Kathleen Peddicord has covered the live, retire, and do business overseas beat for more than 30 years and is considered the world's foremost authority on these subjects. She has traveled to more than 75 countries, invested in real estate in 21, established businesses in 7, renovated historic properties in 6, and educated her children in 4.

Kathleen has moved children, staff, enterprises, household goods, and pets across three continents, from the East Coast of the United States to Waterford, Ireland... then to Paris, France... next to Panama City, where she has based her Live and Invest Overseas business. Most recently, Kathleen and her husband Lief Simon are dividing their time between Panama and Paris.

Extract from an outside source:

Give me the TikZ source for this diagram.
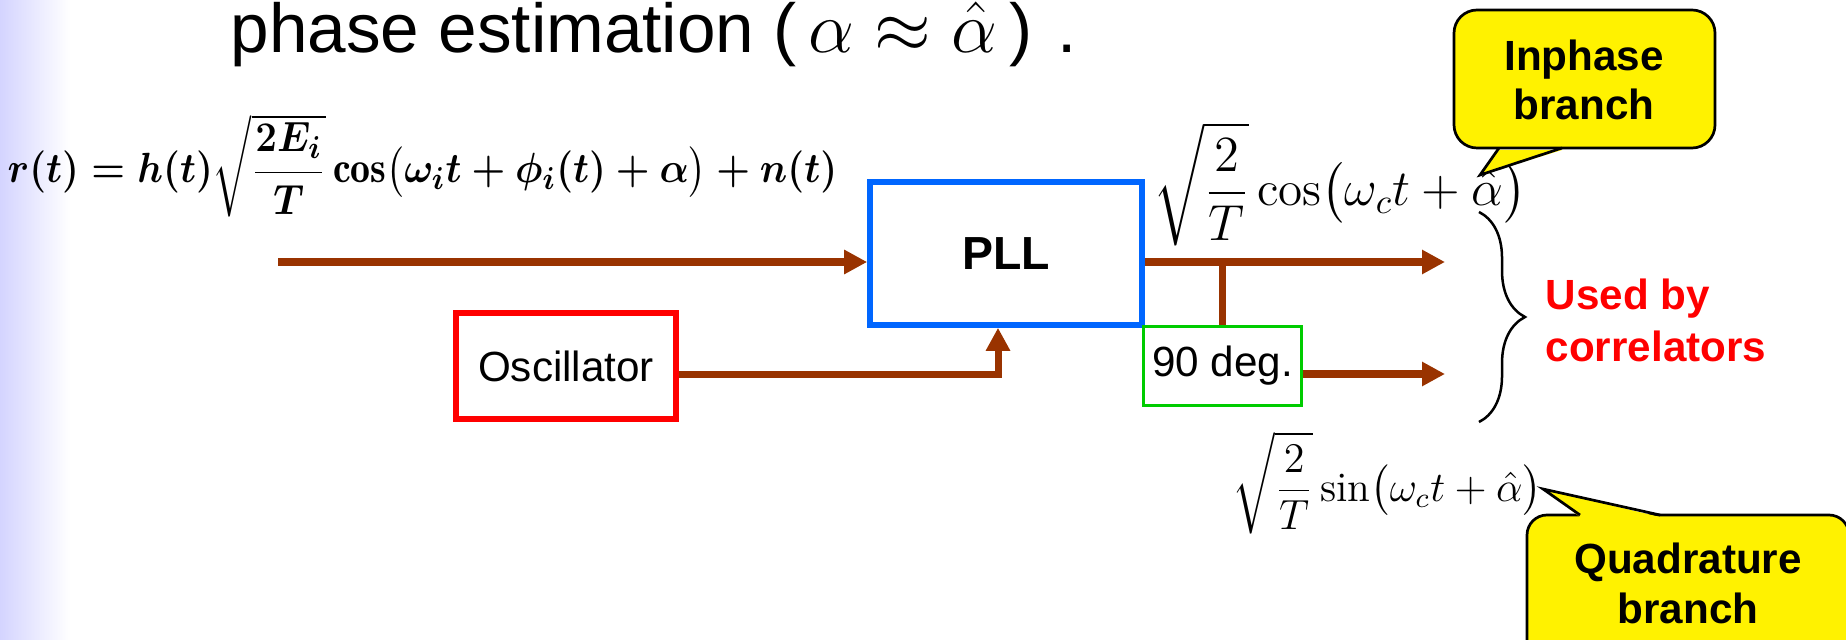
\documentclass[tikz,border=0pt]{standalone}
\usepackage{amsmath}
\usepackage{graphicx}
\usepackage{fontspec}
\newfontfamily\arial{Liberation Sans}
\usetikzlibrary{arrows.meta,decorations.pathreplacing}

\definecolor{sigbrown}{RGB}{153,51,0}
\definecolor{pllblue}{RGB}{0,102,255}
\definecolor{shiftgreen}{RGB}{0,204,0}
\definecolor{slidelav}{RGB}{212,212,255}

\tikzset{
  sig/.style={sigbrown, line width=0.07cm, -{Triangle[length=0.23cm,width=0.23cm]}},
  wire/.style={sigbrown, line width=0.07cm},
  block/.style={draw, fill=white, inner sep=0pt, font=\arial\fontsize{12}{14}\selectfont},
  bubble/.style={draw=black, line width=0.027cm, fill=yellow},
  bubbletext/.style={font=\arial\bfseries\fontsize{12}{14.2}\selectfont, align=center, inner sep=0pt},
  formula/.style={inner sep=0pt, anchor=base west}
}

\begin{document}
\begin{tikzpicture}[x=0.01cm, y=-0.01cm]
  \useasboundingbox (0,0) rectangle (1846,640);
  \clip (0,0) rectangle (1846,640);
  % slide edge
  \shade[left color=slidelav, right color=white] (0,0) rectangle (70,640);

  \node[anchor=base west, inner sep=0pt, font=\arial\fontsize{19.7}{23}\selectfont] (title) at (230,53) {phase estimation (\,$\alpha \approx \hat{\alpha}$\hspace{0.12cm})\hspace{0.25cm}.};

  % received signal
  \node[formula, font=\fontsize{12.4}{15}\selectfont\boldmath] (rt) at (7,183) {\scalebox{0.914}[1]{$r(t) = h(t)\sqrt{\dfrac{2E_i}{T}}\cos\bigl(\omega_i t + \phi_i(t) + \alpha\bigr) + n(t)$}};

  % blocks
  \node[block, draw=pllblue, line width=0.055cm, minimum width=2.72cm, minimum height=1.43cm, font=\arial\bfseries\fontsize{13.2}{15}\selectfont] (pll) at (1006,253.5) {PLL};
  \node[block, draw=red, line width=0.055cm, minimum width=2.2cm, minimum height=1.06cm] (osc) at (566,366) {Oscillator};
  \node[block, draw=shiftgreen, line width=0.03cm, minimum width=1.57cm, minimum height=0.78cm] (shift) at (1222.5,366) {90 deg.};

  \coordinate (in) at (278,262);
  \coordinate (iout) at (1445,262);
  \coordinate (qout) at (1445,374);

  % signal paths
  \draw[sig] (in) -- (in -| pll.west);
  \draw[sig] ([yshift=-0.08cm]osc.east) -| ([xshift=-0.08cm]pll.south);
  \draw[sig] (pll.east |- in) -- (iout);
  \draw[wire] (shift.north |- in) -- (shift.north);
  \draw[sig] (shift.east |- qout) -- (qout);

  % outputs
  \draw[line width=0.025cm, decorate, decoration={brace, amplitude=0.46cm}] (1479,212) -- (1479,422);
  \node[anchor=base west, inner sep=0pt, text=red, align=left, font=\arial\bfseries\fontsize{12}{14.8}\selectfont] (used) at (1545,362) {Used by\\correlators};

  \node[formula, font=\fontsize{14}{16}\selectfont] (cosl) at (1153,206) {$\displaystyle\sqrt{\frac{2}{T}}\cos\bigl(\omega_c t + \hat{\alpha}\bigr)$};
  \node[formula, font=\fontsize{11.9}{14}\selectfont] (sinl) at (1232,501) {$\displaystyle\sqrt{\frac{2}{T}}\sin\bigl(\omega_c t + \hat{\alpha}\bigr)$};

  % callouts
  \draw[bubble, rounded corners=0.23cm] (1454,10) rectangle (1715,148);
  \fill[yellow] (1499,150) -- (1480,175) -- (1562,150) -- cycle;
  \draw[line width=0.027cm] (1499,148) -- (1480,175) -- (1562,148);
  \node[bubbletext, anchor=base] (inph) at (1584,120) {Inphase\\branch};

  \draw[bubble, rounded corners=0.2cm] (1527,515) rectangle (1849,670);
  \fill[yellow] (1580,517) -- (1543,489) -- (1660,517) -- cycle;
  \draw[line width=0.027cm] (1580,515) -- (1543,489) -- (1660,515);
  \node[bubbletext, anchor=base] (quad) at (1688,623) {Quadrature\\branch};
\end{tikzpicture}
\end{document}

Kathleen was a partner with Agora Publishing’s International Living group for 23 years. In that capacity, she opened her first office overseas, in Waterford, Ireland, where she managed a staff of up to 30 employees for more than 10 years. Kathleen also opened, staffed, and operated International Living publishing and real estate marketing offices in Panama City, Panama; Granada, Nicaragua; Roatan, Honduras; San Miguel de Allende, Mexico; Quito, Ecuador; and Paris, France.

Kathleen moved on from her role with Agora in 2007 and launched her Live and Invest Overseas group in 2008. In the years since, she has built Live and Invest Overseas into a successful, recognized, and respected multi-million-dollar business that employs a staff of 35 in Panama City and dozens of writers and other resources around the world.

Kathleen has been quoted by The New York Times, Money magazine, MSNBC, Yahoo Finance, the AARP, and beyond. She has appeared often on radio and television (including Bloomberg and CNBC) and speaks regularly on topics to do with living, retiring, investing, and doing business around the world.

In addition to her own daily e-letter, the Overseas Opportunity Letter, with a circulation of more than 300,000 readers, Kathleen writes regularly for U.S. News & World Report and Forbes.

Her newest book, "How to Retire Overseas: Everything You Need to Know to Live Well (for Less) Abroad," published by Penguin Random House, is the culmination of decades of personal experience living and investing around the world.